── SUPPLIED INFORMATION

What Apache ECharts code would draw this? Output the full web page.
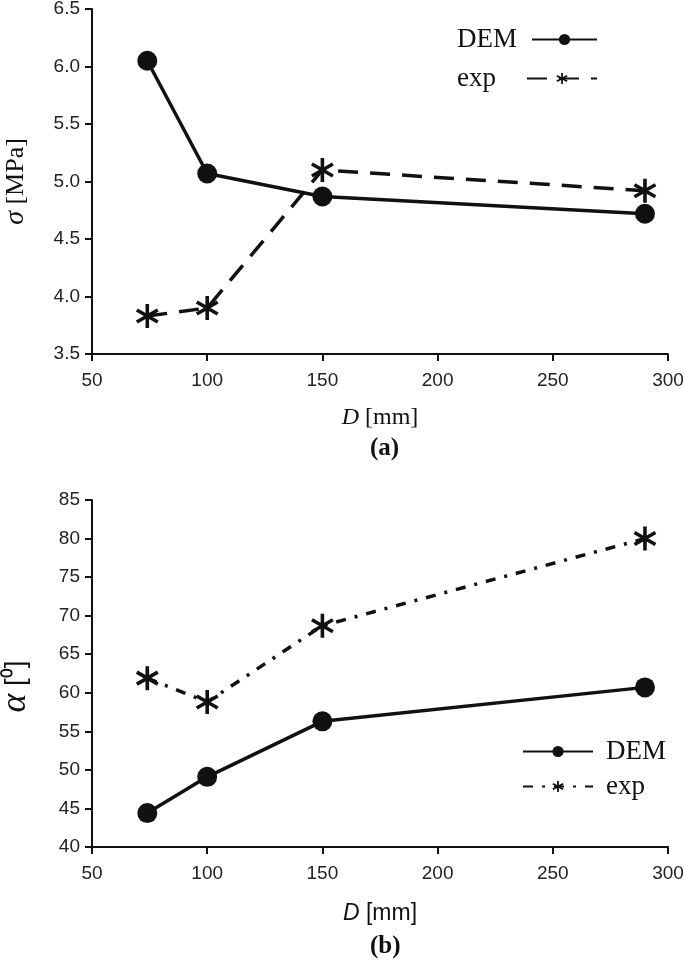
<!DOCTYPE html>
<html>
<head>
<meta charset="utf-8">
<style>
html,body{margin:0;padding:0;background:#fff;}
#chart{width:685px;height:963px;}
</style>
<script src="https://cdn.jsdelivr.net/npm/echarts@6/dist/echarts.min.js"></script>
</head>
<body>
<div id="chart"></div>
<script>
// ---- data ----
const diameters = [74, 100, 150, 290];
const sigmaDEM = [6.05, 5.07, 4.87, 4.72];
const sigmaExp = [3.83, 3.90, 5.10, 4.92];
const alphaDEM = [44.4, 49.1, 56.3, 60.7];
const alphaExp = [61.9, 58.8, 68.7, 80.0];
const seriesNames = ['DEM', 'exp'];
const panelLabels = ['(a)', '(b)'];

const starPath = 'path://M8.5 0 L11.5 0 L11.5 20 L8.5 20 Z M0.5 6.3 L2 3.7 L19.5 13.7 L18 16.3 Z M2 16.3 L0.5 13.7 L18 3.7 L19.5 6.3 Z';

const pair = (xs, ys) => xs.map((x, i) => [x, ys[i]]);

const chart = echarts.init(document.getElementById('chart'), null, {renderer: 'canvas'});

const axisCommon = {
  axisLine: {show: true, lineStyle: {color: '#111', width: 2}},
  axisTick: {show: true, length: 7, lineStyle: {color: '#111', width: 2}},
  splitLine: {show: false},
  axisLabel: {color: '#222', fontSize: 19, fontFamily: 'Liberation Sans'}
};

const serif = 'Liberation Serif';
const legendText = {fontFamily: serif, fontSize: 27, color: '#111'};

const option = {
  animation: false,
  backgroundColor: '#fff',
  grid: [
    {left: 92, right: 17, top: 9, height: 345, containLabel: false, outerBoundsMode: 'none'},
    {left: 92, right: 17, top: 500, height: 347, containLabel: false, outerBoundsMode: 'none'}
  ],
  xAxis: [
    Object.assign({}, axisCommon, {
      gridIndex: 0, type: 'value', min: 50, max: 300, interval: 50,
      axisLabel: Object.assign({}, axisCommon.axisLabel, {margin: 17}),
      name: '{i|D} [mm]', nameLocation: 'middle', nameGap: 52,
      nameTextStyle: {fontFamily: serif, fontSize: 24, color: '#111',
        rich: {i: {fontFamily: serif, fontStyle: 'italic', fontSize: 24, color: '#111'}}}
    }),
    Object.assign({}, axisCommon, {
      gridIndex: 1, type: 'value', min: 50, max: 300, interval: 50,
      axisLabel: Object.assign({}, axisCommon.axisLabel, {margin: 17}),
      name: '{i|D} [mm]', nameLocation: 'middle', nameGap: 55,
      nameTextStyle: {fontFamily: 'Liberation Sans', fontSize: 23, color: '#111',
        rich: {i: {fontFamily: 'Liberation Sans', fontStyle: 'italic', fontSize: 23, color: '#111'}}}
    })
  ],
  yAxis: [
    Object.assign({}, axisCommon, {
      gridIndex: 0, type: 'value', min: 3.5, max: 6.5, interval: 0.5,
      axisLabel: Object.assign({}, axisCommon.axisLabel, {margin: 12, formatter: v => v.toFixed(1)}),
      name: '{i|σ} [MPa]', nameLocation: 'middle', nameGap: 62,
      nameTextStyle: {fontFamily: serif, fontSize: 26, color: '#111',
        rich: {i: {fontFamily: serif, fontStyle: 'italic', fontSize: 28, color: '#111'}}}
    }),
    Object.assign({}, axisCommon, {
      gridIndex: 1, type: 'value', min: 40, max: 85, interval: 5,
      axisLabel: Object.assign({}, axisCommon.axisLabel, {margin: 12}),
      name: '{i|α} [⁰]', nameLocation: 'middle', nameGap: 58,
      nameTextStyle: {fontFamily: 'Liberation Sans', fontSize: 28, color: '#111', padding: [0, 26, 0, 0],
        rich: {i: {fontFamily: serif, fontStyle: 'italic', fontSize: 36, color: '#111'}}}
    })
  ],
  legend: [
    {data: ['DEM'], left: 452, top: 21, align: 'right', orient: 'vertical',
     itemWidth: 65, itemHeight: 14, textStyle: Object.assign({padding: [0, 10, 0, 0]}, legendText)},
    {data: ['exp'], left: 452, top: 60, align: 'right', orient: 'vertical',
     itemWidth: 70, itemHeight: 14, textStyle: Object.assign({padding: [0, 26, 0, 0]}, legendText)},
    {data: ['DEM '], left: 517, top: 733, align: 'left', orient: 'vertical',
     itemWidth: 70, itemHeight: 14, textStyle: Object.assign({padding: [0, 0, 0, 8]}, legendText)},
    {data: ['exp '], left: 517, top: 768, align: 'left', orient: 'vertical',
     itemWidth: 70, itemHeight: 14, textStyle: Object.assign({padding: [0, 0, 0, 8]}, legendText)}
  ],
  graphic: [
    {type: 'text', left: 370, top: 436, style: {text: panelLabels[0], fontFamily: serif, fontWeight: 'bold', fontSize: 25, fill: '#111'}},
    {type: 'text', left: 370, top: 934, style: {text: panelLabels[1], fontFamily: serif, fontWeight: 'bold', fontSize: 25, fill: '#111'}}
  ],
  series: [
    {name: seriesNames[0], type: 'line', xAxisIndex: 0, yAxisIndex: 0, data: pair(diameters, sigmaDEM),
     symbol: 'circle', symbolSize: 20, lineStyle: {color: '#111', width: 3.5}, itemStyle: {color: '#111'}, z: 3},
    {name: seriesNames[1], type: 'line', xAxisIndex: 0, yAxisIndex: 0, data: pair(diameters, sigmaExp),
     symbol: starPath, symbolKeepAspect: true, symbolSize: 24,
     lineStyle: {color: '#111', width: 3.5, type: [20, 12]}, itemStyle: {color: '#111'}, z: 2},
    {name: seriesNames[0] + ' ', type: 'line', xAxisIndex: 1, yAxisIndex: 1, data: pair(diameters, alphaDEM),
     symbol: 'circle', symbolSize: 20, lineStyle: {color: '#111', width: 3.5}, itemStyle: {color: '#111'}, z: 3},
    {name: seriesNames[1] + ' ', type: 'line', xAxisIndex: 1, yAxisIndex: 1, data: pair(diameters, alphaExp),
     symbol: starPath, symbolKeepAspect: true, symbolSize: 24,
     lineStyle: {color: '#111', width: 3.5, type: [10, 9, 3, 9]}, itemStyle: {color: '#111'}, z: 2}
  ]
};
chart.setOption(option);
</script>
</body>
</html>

────

● **WHAT YOU HAVE TO DO**
Return the material exactly as given, apart from the pictures.

● **RESPONSE**
What Apache ECharts code would draw this? Output the full web page.
<!DOCTYPE html>
<html>
<head>
<meta charset="utf-8">
<style>
html,body{margin:0;padding:0;background:#fff;}
#chart{width:685px;height:963px;}
</style>
<script src="https://cdn.jsdelivr.net/npm/echarts@6/dist/echarts.min.js"></script>
</head>
<body>
<div id="chart"></div>
<script>
// ---- data ----
const diameters = [74, 100, 150, 290];
const sigmaDEM = [6.05, 5.07, 4.87, 4.72];
const sigmaExp = [3.83, 3.90, 5.10, 4.92];
const alphaDEM = [44.4, 49.1, 56.3, 60.7];
const alphaExp = [61.9, 58.8, 68.7, 80.0];
const seriesNames = ['DEM', 'exp'];
const panelLabels = ['(a)', '(b)'];

const starPath = 'path://M8.5 0 L11.5 0 L11.5 20 L8.5 20 Z M0.5 6.3 L2 3.7 L19.5 13.7 L18 16.3 Z M2 16.3 L0.5 13.7 L18 3.7 L19.5 6.3 Z';

const pair = (xs, ys) => xs.map((x, i) => [x, ys[i]]);

const chart = echarts.init(document.getElementById('chart'), null, {renderer: 'canvas'});

const axisCommon = {
  axisLine: {show: true, lineStyle: {color: '#111', width: 2}},
  axisTick: {show: true, length: 7, lineStyle: {color: '#111', width: 2}},
  splitLine: {show: false},
  axisLabel: {color: '#222', fontSize: 19, fontFamily: 'Liberation Sans'}
};

const serif = 'Liberation Serif';
const legendText = {fontFamily: serif, fontSize: 27, color: '#111'};

const option = {
  animation: false,
  backgroundColor: '#fff',
  grid: [
    {left: 92, right: 17, top: 9, height: 345, containLabel: false, outerBoundsMode: 'none'},
    {left: 92, right: 17, top: 500, height: 347, containLabel: false, outerBoundsMode: 'none'}
  ],
  xAxis: [
    Object.assign({}, axisCommon, {
      gridIndex: 0, type: 'value', min: 50, max: 300, interval: 50,
      axisLabel: Object.assign({}, axisCommon.axisLabel, {margin: 17}),
      name: '{i|D} [mm]', nameLocation: 'middle', nameGap: 52,
      nameTextStyle: {fontFamily: serif, fontSize: 24, color: '#111',
        rich: {i: {fontFamily: serif, fontStyle: 'italic', fontSize: 24, color: '#111'}}}
    }),
    Object.assign({}, axisCommon, {
      gridIndex: 1, type: 'value', min: 50, max: 300, interval: 50,
      axisLabel: Object.assign({}, axisCommon.axisLabel, {margin: 17}),
      name: '{i|D} [mm]', nameLocation: 'middle', nameGap: 55,
      nameTextStyle: {fontFamily: 'Liberation Sans', fontSize: 23, color: '#111',
        rich: {i: {fontFamily: 'Liberation Sans', fontStyle: 'italic', fontSize: 23, color: '#111'}}}
    })
  ],
  yAxis: [
    Object.assign({}, axisCommon, {
      gridIndex: 0, type: 'value', min: 3.5, max: 6.5, interval: 0.5,
      axisLabel: Object.assign({}, axisCommon.axisLabel, {margin: 12, formatter: v => v.toFixed(1)}),
      name: '{i|σ} [MPa]', nameLocation: 'middle', nameGap: 62,
      nameTextStyle: {fontFamily: serif, fontSize: 26, color: '#111',
        rich: {i: {fontFamily: serif, fontStyle: 'italic', fontSize: 28, color: '#111'}}}
    }),
    Object.assign({}, axisCommon, {
      gridIndex: 1, type: 'value', min: 40, max: 85, interval: 5,
      axisLabel: Object.assign({}, axisCommon.axisLabel, {margin: 12}),
      name: '{i|α} [⁰]', nameLocation: 'middle', nameGap: 58,
      nameTextStyle: {fontFamily: 'Liberation Sans', fontSize: 28, color: '#111', padding: [0, 26, 0, 0],
        rich: {i: {fontFamily: serif, fontStyle: 'italic', fontSize: 36, color: '#111'}}}
    })
  ],
  legend: [
    {data: ['DEM'], left: 452, top: 21, align: 'right', orient: 'vertical',
     itemWidth: 65, itemHeight: 14, textStyle: Object.assign({padding: [0, 10, 0, 0]}, legendText)},
    {data: ['exp'], left: 452, top: 60, align: 'right', orient: 'vertical',
     itemWidth: 70, itemHeight: 14, textStyle: Object.assign({padding: [0, 26, 0, 0]}, legendText)},
    {data: ['DEM '], left: 517, top: 733, align: 'left', orient: 'vertical',
     itemWidth: 70, itemHeight: 14, textStyle: Object.assign({padding: [0, 0, 0, 8]}, legendText)},
    {data: ['exp '], left: 517, top: 768, align: 'left', orient: 'vertical',
     itemWidth: 70, itemHeight: 14, textStyle: Object.assign({padding: [0, 0, 0, 8]}, legendText)}
  ],
  graphic: [
    {type: 'text', left: 370, top: 436, style: {text: panelLabels[0], fontFamily: serif, fontWeight: 'bold', fontSize: 25, fill: '#111'}},
    {type: 'text', left: 370, top: 934, style: {text: panelLabels[1], fontFamily: serif, fontWeight: 'bold', fontSize: 25, fill: '#111'}}
  ],
  series: [
    {name: seriesNames[0], type: 'line', xAxisIndex: 0, yAxisIndex: 0, data: pair(diameters, sigmaDEM),
     symbol: 'circle', symbolSize: 20, lineStyle: {color: '#111', width: 3.5}, itemStyle: {color: '#111'}, z: 3},
    {name: seriesNames[1], type: 'line', xAxisIndex: 0, yAxisIndex: 0, data: pair(diameters, sigmaExp),
     symbol: starPath, symbolKeepAspect: true, symbolSize: 24,
     lineStyle: {color: '#111', width: 3.5, type: [20, 12]}, itemStyle: {color: '#111'}, z: 2},
    {name: seriesNames[0] + ' ', type: 'line', xAxisIndex: 1, yAxisIndex: 1, data: pair(diameters, alphaDEM),
     symbol: 'circle', symbolSize: 20, lineStyle: {color: '#111', width: 3.5}, itemStyle: {color: '#111'}, z: 3},
    {name: seriesNames[1] + ' ', type: 'line', xAxisIndex: 1, yAxisIndex: 1, data: pair(diameters, alphaExp),
     symbol: starPath, symbolKeepAspect: true, symbolSize: 24,
     lineStyle: {color: '#111', width: 3.5, type: [10, 9, 3, 9]}, itemStyle: {color: '#111'}, z: 2}
  ]
};
chart.setOption(option);
</script>
</body>
</html>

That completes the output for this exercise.